Short problem:
Quote, verbatim, all material below, without pictures.

## START

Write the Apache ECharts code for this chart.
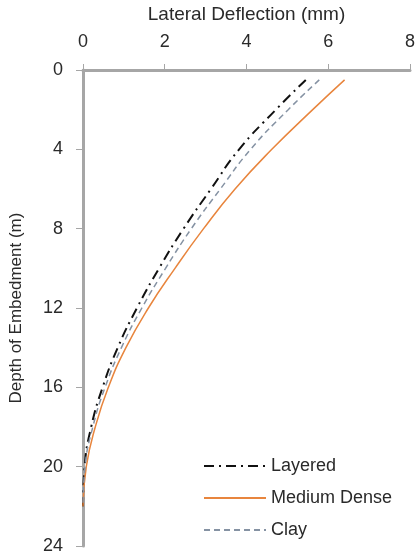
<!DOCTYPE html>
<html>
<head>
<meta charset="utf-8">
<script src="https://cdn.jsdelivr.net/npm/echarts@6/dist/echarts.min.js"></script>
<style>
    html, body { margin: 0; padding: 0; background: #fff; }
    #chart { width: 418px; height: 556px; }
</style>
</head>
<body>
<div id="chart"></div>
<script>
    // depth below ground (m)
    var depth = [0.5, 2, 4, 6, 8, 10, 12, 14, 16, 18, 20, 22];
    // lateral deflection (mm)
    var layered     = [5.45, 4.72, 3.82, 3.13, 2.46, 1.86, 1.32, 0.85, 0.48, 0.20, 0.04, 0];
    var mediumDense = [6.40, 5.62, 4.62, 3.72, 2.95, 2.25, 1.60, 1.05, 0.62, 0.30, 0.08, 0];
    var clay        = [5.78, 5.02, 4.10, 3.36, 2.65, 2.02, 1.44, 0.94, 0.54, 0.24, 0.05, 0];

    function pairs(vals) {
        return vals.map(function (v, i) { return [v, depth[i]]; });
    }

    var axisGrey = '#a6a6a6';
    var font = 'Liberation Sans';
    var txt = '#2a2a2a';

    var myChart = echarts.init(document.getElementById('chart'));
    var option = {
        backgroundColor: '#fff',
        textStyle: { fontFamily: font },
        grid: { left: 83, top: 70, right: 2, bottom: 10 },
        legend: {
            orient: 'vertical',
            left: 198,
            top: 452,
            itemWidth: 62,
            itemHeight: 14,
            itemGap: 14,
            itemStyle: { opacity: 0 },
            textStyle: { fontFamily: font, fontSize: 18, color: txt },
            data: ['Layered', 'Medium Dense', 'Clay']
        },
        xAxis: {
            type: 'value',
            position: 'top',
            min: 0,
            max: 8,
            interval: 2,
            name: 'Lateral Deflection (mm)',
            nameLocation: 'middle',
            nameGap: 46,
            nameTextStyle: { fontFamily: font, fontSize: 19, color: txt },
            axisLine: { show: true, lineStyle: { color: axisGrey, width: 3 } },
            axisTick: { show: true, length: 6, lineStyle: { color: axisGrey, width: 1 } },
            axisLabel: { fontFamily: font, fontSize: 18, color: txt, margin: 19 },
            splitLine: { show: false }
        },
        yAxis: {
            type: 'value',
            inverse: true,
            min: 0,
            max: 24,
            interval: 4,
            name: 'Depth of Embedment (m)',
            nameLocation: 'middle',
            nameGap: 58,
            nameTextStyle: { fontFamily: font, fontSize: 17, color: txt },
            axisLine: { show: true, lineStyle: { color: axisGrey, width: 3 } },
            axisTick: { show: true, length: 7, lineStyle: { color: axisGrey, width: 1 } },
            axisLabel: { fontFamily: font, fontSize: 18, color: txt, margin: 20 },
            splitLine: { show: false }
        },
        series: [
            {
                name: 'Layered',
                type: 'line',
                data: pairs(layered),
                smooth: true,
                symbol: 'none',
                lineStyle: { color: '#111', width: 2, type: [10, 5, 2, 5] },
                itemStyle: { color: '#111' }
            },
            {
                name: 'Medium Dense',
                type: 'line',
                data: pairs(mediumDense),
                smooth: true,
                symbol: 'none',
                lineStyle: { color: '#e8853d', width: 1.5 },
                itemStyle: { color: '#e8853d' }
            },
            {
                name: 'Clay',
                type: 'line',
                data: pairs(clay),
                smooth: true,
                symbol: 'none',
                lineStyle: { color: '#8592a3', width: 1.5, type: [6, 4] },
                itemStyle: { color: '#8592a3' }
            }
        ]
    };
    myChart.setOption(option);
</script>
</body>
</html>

## END

Solution below:
Write the Apache ECharts code for this chart.
<!DOCTYPE html>
<html>
<head>
<meta charset="utf-8">
<script src="https://cdn.jsdelivr.net/npm/echarts@6/dist/echarts.min.js"></script>
<style>
    html, body { margin: 0; padding: 0; background: #fff; }
    #chart { width: 418px; height: 556px; }
</style>
</head>
<body>
<div id="chart"></div>
<script>
    // depth below ground (m)
    var depth = [0.5, 2, 4, 6, 8, 10, 12, 14, 16, 18, 20, 22];
    // lateral deflection (mm)
    var layered     = [5.45, 4.72, 3.82, 3.13, 2.46, 1.86, 1.32, 0.85, 0.48, 0.20, 0.04, 0];
    var mediumDense = [6.40, 5.62, 4.62, 3.72, 2.95, 2.25, 1.60, 1.05, 0.62, 0.30, 0.08, 0];
    var clay        = [5.78, 5.02, 4.10, 3.36, 2.65, 2.02, 1.44, 0.94, 0.54, 0.24, 0.05, 0];

    function pairs(vals) {
        return vals.map(function (v, i) { return [v, depth[i]]; });
    }

    var axisGrey = '#a6a6a6';
    var font = 'Liberation Sans';
    var txt = '#2a2a2a';

    var myChart = echarts.init(document.getElementById('chart'));
    var option = {
        backgroundColor: '#fff',
        textStyle: { fontFamily: font },
        grid: { left: 83, top: 70, right: 2, bottom: 10 },
        legend: {
            orient: 'vertical',
            left: 198,
            top: 452,
            itemWidth: 62,
            itemHeight: 14,
            itemGap: 14,
            itemStyle: { opacity: 0 },
            textStyle: { fontFamily: font, fontSize: 18, color: txt },
            data: ['Layered', 'Medium Dense', 'Clay']
        },
        xAxis: {
            type: 'value',
            position: 'top',
            min: 0,
            max: 8,
            interval: 2,
            name: 'Lateral Deflection (mm)',
            nameLocation: 'middle',
            nameGap: 46,
            nameTextStyle: { fontFamily: font, fontSize: 19, color: txt },
            axisLine: { show: true, lineStyle: { color: axisGrey, width: 3 } },
            axisTick: { show: true, length: 6, lineStyle: { color: axisGrey, width: 1 } },
            axisLabel: { fontFamily: font, fontSize: 18, color: txt, margin: 19 },
            splitLine: { show: false }
        },
        yAxis: {
            type: 'value',
            inverse: true,
            min: 0,
            max: 24,
            interval: 4,
            name: 'Depth of Embedment (m)',
            nameLocation: 'middle',
            nameGap: 58,
            nameTextStyle: { fontFamily: font, fontSize: 17, color: txt },
            axisLine: { show: true, lineStyle: { color: axisGrey, width: 3 } },
            axisTick: { show: true, length: 7, lineStyle: { color: axisGrey, width: 1 } },
            axisLabel: { fontFamily: font, fontSize: 18, color: txt, margin: 20 },
            splitLine: { show: false }
        },
        series: [
            {
                name: 'Layered',
                type: 'line',
                data: pairs(layered),
                smooth: true,
                symbol: 'none',
                lineStyle: { color: '#111', width: 2, type: [10, 5, 2, 5] },
                itemStyle: { color: '#111' }
            },
            {
                name: 'Medium Dense',
                type: 'line',
                data: pairs(mediumDense),
                smooth: true,
                symbol: 'none',
                lineStyle: { color: '#e8853d', width: 1.5 },
                itemStyle: { color: '#e8853d' }
            },
            {
                name: 'Clay',
                type: 'line',
                data: pairs(clay),
                smooth: true,
                symbol: 'none',
                lineStyle: { color: '#8592a3', width: 1.5, type: [6, 4] },
                itemStyle: { color: '#8592a3' }
            }
        ]
    };
    myChart.setOption(option);
</script>
</body>
</html>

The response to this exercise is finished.